Exercise aim: How many lines of the records below contain the word "this"? Answer with the number alone.

Exercise inputs:
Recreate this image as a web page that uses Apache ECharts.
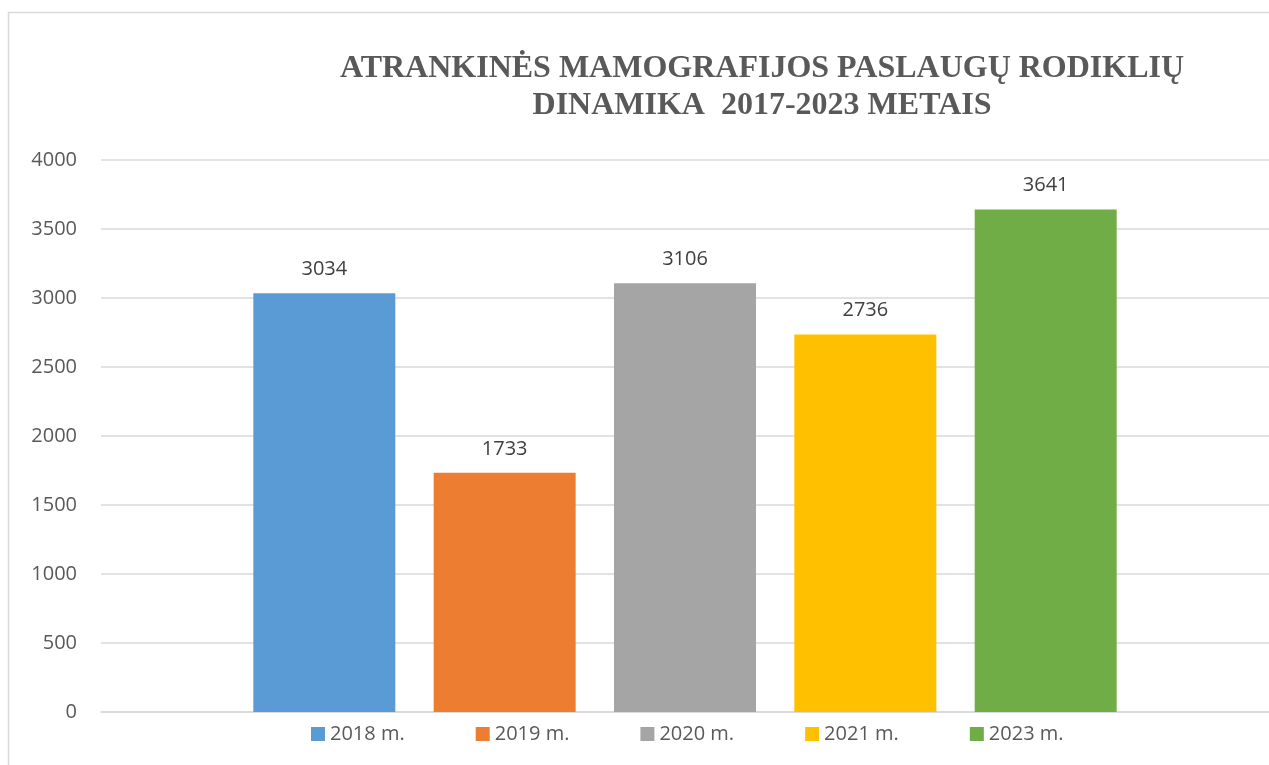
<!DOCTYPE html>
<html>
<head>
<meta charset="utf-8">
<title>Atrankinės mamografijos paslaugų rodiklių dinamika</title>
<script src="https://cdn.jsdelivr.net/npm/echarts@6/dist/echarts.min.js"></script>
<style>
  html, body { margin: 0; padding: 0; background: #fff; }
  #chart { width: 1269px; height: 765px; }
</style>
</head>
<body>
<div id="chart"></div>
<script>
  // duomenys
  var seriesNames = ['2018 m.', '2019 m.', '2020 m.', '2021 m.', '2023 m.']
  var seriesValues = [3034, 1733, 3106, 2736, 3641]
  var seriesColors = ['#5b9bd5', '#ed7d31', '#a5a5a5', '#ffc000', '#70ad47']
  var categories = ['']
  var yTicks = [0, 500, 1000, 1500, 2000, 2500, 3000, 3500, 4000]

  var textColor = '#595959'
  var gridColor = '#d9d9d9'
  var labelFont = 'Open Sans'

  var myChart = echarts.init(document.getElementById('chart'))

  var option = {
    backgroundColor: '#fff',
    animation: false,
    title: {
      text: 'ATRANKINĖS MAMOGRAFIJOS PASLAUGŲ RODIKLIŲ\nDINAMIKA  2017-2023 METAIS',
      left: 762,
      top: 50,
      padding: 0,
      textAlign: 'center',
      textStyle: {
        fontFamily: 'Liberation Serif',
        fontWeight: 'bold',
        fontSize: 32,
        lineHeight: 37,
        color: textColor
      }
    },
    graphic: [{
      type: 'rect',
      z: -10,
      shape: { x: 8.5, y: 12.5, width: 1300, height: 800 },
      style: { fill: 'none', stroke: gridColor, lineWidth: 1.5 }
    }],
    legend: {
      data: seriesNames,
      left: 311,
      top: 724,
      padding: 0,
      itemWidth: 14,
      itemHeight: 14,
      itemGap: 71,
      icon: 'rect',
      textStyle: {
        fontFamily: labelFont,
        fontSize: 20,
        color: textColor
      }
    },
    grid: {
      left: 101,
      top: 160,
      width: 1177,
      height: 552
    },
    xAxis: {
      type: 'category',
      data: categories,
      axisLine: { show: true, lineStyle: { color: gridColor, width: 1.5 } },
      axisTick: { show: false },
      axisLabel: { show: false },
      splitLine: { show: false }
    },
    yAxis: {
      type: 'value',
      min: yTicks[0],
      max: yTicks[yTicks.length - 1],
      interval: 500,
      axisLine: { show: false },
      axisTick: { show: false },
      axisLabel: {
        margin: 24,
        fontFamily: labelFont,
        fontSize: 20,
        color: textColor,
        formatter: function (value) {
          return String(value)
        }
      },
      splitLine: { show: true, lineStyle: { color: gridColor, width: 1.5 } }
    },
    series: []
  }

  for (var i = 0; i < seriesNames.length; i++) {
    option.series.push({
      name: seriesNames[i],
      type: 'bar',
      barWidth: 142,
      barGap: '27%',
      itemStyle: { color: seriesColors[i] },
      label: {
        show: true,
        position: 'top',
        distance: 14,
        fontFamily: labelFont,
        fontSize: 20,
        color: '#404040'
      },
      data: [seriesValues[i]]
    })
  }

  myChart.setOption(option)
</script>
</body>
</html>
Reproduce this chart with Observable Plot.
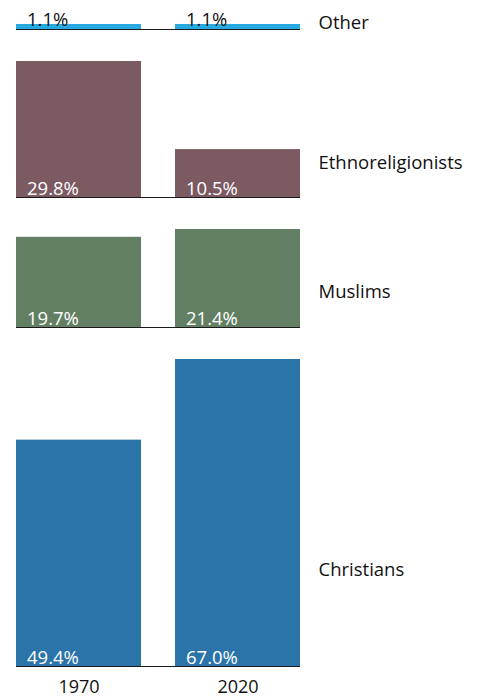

Result of the task: 2